Playwright: Marius von Mayenburg (translated by Maja Zade)
Director: Eugene Lynch
Cast: Thomas G Burt, Tom Crotty, Samantha Lambert
Images by Shayan Askari
It is always 5:05 o’clock, in Marius von Mayenburg’s nightmarish The Dog, The Night And The Knife. A man is trapped inside a surreal landscape, encountering strange people who all seem to have nefarious intentions, it seems, of wanting to eat him up. The anxiety-riddled work takes us on a bizarre trip, into a space that feels like the semiconscious, where reality exists only in states of compromise. Paranoia is about things that hide beneath the surface, and in von Mayenburg’s play, things are certainly never quite what they seem.
Actor Tom Crotty demonstrates good focus as the protagonist, full of mental concentration, but lacking in physical agility. The production is staid, probably overly serious in its interpretation of von Mayenburg’s writing. Director Eugene Lynch is able to create a sense of macabre for the piece, but the show proves less funny than it could be.
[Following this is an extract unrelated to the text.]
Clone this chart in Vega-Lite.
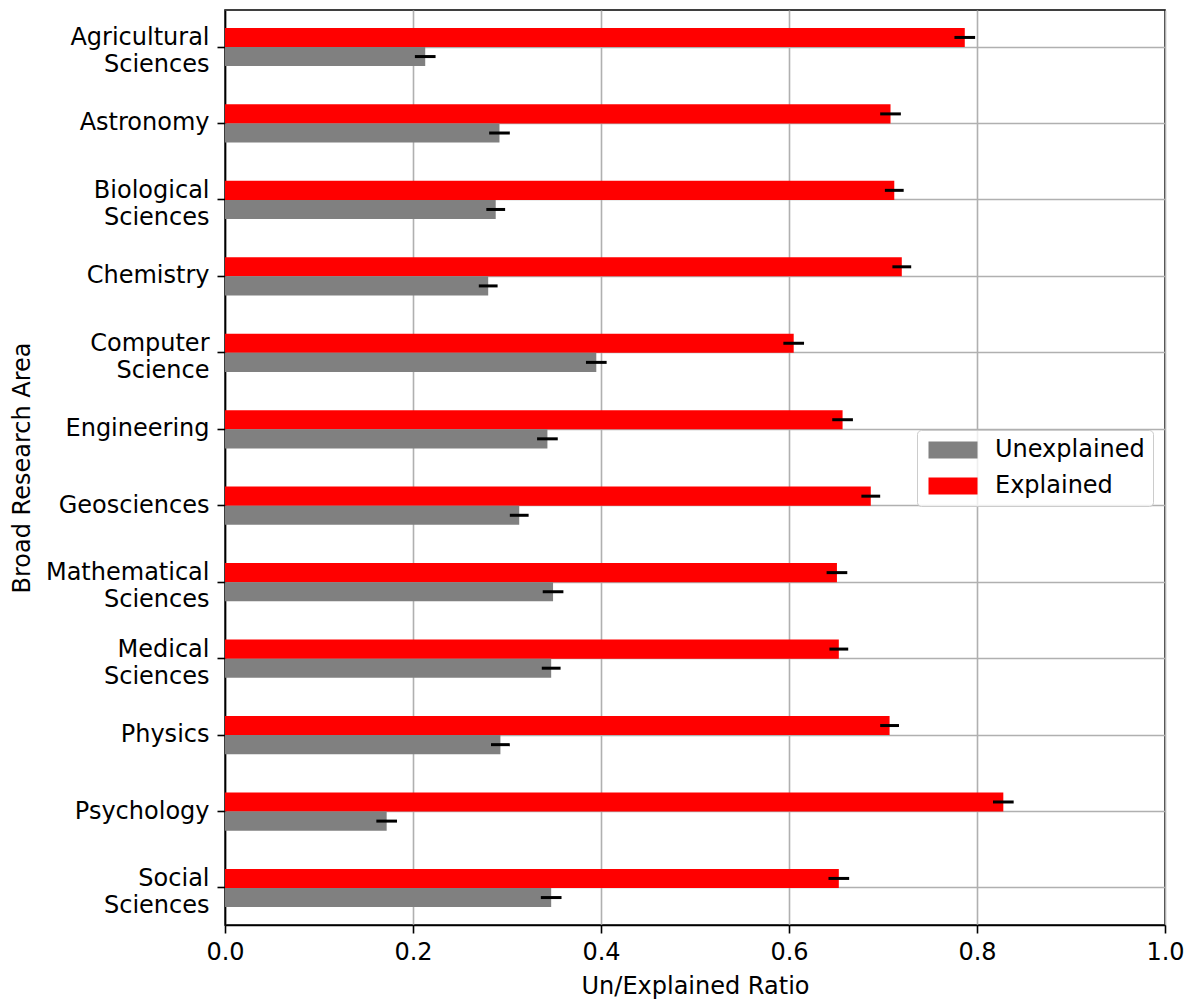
{
  "$schema": "https://vega.github.io/schema/vega-lite/v6.json",
  "width": 940,
  "height": 915,
  "autosize": {"type": "none"},
  "padding": {"left": 225, "top": 10, "right": 28, "bottom": 78},
  "background": "white",
  "config": {
    "font": "DejaVu Sans",
    "view": {"stroke": "black", "strokeWidth": 1.6},
    "axis": {
      "domainColor": "black",
      "domainWidth": 1.6,
      "tickColor": "black",
      "tickWidth": 1.6,
      "tickSize": 8,
      "labelColor": "black",
      "labelFontSize": 24,
      "titleColor": "black",
      "titleFontSize": 24,
      "titleFontWeight": "normal",
      "gridColor": "#b0b0b0",
      "gridWidth": 1.6,
      "gridOpacity": 1,
      "zindex": 1
    }
  },
  "data": {
    "values": [
      {"area": "Agricultural Sciences", "type": "Explained", "ratio": 0.787, "lo": 0.776, "hi": 0.798},
      {"area": "Agricultural Sciences", "type": "Unexplained", "ratio": 0.213, "lo": 0.202, "hi": 0.224},
      {"area": "Astronomy", "type": "Explained", "ratio": 0.708, "lo": 0.697, "hi": 0.719},
      {"area": "Astronomy", "type": "Unexplained", "ratio": 0.292, "lo": 0.281, "hi": 0.303},
      {"area": "Biological Sciences", "type": "Explained", "ratio": 0.712, "lo": 0.702, "hi": 0.722},
      {"area": "Biological Sciences", "type": "Unexplained", "ratio": 0.288, "lo": 0.278, "hi": 0.298},
      {"area": "Chemistry", "type": "Explained", "ratio": 0.720, "lo": 0.710, "hi": 0.730},
      {"area": "Chemistry", "type": "Unexplained", "ratio": 0.280, "lo": 0.270, "hi": 0.290},
      {"area": "Computer Science", "type": "Explained", "ratio": 0.605, "lo": 0.594, "hi": 0.616},
      {"area": "Computer Science", "type": "Unexplained", "ratio": 0.395, "lo": 0.384, "hi": 0.406},
      {"area": "Engineering", "type": "Explained", "ratio": 0.657, "lo": 0.646, "hi": 0.668},
      {"area": "Engineering", "type": "Unexplained", "ratio": 0.343, "lo": 0.332, "hi": 0.354},
      {"area": "Geosciences", "type": "Explained", "ratio": 0.687, "lo": 0.677, "hi": 0.697},
      {"area": "Geosciences", "type": "Unexplained", "ratio": 0.313, "lo": 0.303, "hi": 0.323},
      {"area": "Mathematical Sciences", "type": "Explained", "ratio": 0.651, "lo": 0.640, "hi": 0.662},
      {"area": "Mathematical Sciences", "type": "Unexplained", "ratio": 0.349, "lo": 0.338, "hi": 0.360},
      {"area": "Medical Sciences", "type": "Explained", "ratio": 0.653, "lo": 0.643, "hi": 0.663},
      {"area": "Medical Sciences", "type": "Unexplained", "ratio": 0.347, "lo": 0.337, "hi": 0.357},
      {"area": "Physics", "type": "Explained", "ratio": 0.707, "lo": 0.697, "hi": 0.717},
      {"area": "Physics", "type": "Unexplained", "ratio": 0.293, "lo": 0.283, "hi": 0.303},
      {"area": "Psychology", "type": "Explained", "ratio": 0.828, "lo": 0.817, "hi": 0.839},
      {"area": "Psychology", "type": "Unexplained", "ratio": 0.172, "lo": 0.161, "hi": 0.183},
      {"area": "Social Sciences", "type": "Explained", "ratio": 0.653, "lo": 0.642, "hi": 0.664},
      {"area": "Social Sciences", "type": "Unexplained", "ratio": 0.347, "lo": 0.336, "hi": 0.358}
    ]
  },
  "encoding": {
    "y": {
      "field": "area",
      "type": "nominal",
      "sort": null,
      "scale": {"paddingInner": 0.5, "paddingOuter": 0.234},
      "axis": {
        "title": "Broad Research Area",
        "grid": true,
        "bandPosition": 0.5,
        "labelExpr": "split(datum.label, ' ')",
        "labelLineHeight": 27,
        "labelOffset": {"condition": {"test": "indexof(datum.label, ' ') >= 0", "value": -9}, "value": 0},
        "labelPadding": 8,
        "titlePadding": 11
      }
    },
    "yOffset": {
      "field": "type",
      "type": "nominal",
      "sort": ["Explained", "Unexplained"],
      "scale": {"paddingInner": 0, "paddingOuter": 0}
    }
  },
  "layer": [
    {
      "mark": {"type": "bar"},
      "encoding": {
        "x": {
          "field": "ratio",
          "type": "quantitative",
          "scale": {"domain": [0, 1], "nice": false, "zero": true},
          "axis": {
            "title": "Un/Explained Ratio",
            "values": [0, 0.2, 0.4, 0.6, 0.8, 1.0],
            "format": ".1f",
            "grid": true,
            "labelPadding": 7,
            "titlePadding": 10,
            "labelFlush": false
          }
        },
        "color": {
          "field": "type",
          "type": "nominal",
          "scale": {"domain": ["Unexplained", "Explained"], "range": ["#808080", "#ff0000"]},
          "legend": {
            "orient": "none",
            "legendX": 692,
            "legendY": 420,
            "title": null,
            "symbolType": "M-1,-1H4.765V1H-1Z",
            "symbolSize": 289,
            "symbolStrokeWidth": 0,
            "symbolOpacity": 1,
            "labelFontSize": 24,
            "labelColor": "black",
            "labelOffset": 46,
            "rowPadding": 12,
            "padding": 8,
            "fillColor": "rgba(255,255,255,0.8)",
            "strokeColor": "#cccccc",
            "cornerRadius": 4
          }
        }
      }
    },
    {
      "mark": {"type": "rule", "color": "black", "strokeWidth": 3},
      "encoding": {
        "x": {"field": "lo", "type": "quantitative"},
        "x2": {"field": "hi"}
      }
    }
  ]
}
In a variety of roles are Thomas G Burt and Samantha Lambert, both performers introducing an enjoyable theatricality with the ghostly quality they bring to their characters. Burt is particularly delightful with the dynamism he is able to bring to the stage. Also noteworthy is music composer Kailesh Reitmans, who delivers clever atmospheric enhancements for the production, especially effective with the suspense he is able to convey.
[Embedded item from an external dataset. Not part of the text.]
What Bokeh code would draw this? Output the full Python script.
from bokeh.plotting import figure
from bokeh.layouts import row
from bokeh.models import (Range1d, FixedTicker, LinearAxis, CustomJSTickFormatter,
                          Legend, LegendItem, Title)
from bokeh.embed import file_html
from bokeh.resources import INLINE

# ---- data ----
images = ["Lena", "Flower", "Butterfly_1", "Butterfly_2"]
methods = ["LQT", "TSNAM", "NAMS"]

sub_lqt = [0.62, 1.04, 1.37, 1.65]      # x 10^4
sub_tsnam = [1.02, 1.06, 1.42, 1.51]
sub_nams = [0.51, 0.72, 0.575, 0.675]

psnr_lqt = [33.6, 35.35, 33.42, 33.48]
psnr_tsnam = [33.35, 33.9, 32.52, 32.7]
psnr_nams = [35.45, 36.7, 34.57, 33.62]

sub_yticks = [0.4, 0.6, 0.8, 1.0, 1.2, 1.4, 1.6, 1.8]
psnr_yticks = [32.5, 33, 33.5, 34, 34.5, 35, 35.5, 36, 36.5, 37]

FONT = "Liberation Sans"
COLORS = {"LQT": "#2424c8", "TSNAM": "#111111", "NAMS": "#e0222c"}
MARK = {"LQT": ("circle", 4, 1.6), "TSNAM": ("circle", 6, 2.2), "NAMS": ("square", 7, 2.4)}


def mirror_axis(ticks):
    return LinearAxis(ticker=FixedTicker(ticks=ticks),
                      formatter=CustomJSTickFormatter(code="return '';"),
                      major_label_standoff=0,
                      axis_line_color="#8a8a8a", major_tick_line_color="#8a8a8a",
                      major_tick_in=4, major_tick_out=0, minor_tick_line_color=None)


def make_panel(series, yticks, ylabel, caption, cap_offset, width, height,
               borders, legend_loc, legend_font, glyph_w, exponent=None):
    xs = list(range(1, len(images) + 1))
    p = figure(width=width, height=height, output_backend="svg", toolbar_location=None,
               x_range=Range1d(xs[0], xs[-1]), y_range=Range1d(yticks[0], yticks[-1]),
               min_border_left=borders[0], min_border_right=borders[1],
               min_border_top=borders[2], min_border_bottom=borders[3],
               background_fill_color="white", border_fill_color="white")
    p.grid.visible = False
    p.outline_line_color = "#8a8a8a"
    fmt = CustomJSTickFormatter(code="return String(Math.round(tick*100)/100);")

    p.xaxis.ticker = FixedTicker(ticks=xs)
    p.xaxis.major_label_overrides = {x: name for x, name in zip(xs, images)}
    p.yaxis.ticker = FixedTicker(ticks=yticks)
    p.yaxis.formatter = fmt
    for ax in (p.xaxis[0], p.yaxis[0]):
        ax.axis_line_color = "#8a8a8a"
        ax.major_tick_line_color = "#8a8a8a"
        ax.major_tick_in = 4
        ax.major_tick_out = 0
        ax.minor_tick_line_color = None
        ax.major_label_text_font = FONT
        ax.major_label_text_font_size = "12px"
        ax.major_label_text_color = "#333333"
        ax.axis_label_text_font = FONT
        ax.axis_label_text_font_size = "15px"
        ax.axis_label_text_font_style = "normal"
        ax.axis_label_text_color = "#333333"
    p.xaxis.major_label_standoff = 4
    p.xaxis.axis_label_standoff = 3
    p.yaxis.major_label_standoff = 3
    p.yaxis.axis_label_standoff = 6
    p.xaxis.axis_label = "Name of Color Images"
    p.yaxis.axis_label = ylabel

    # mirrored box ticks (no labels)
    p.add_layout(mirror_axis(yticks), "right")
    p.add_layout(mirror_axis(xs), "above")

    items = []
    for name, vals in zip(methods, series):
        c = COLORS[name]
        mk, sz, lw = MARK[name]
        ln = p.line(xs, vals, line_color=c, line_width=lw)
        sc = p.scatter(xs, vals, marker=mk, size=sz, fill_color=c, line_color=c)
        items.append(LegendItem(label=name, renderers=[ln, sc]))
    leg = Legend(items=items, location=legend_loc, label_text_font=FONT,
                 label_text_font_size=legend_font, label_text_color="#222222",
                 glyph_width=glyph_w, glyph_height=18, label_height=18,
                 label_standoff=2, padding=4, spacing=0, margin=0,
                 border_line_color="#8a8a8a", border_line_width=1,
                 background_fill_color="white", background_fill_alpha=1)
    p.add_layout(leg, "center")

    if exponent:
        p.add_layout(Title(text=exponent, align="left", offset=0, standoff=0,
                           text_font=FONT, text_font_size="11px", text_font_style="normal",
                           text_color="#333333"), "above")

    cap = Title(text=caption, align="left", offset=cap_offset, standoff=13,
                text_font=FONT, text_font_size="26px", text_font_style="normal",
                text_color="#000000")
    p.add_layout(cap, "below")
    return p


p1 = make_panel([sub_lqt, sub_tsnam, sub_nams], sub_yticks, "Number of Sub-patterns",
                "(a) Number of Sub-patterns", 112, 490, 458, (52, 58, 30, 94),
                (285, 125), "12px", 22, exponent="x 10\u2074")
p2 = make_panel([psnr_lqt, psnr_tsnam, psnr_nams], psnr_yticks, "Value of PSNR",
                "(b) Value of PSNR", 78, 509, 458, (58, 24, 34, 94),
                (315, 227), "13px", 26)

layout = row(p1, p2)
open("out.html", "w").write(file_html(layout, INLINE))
There is no denying that art can help deal with psychological and emotional baggage of which no one is excepted. At the theatre, whether we come in contact with cannibals or with the average Joe, there is always opportunity to know ourselves better, and in that process, find a more expansive view of existence that will keep our disquiet in check. In The Dog, The Night And The Knife, von Mayenburg comes to terms with the idea that people are not always kind to one another. It might be a pessimistic realisation, but an acceptance of reality is always a necessary start, before attaining greater epiphanies.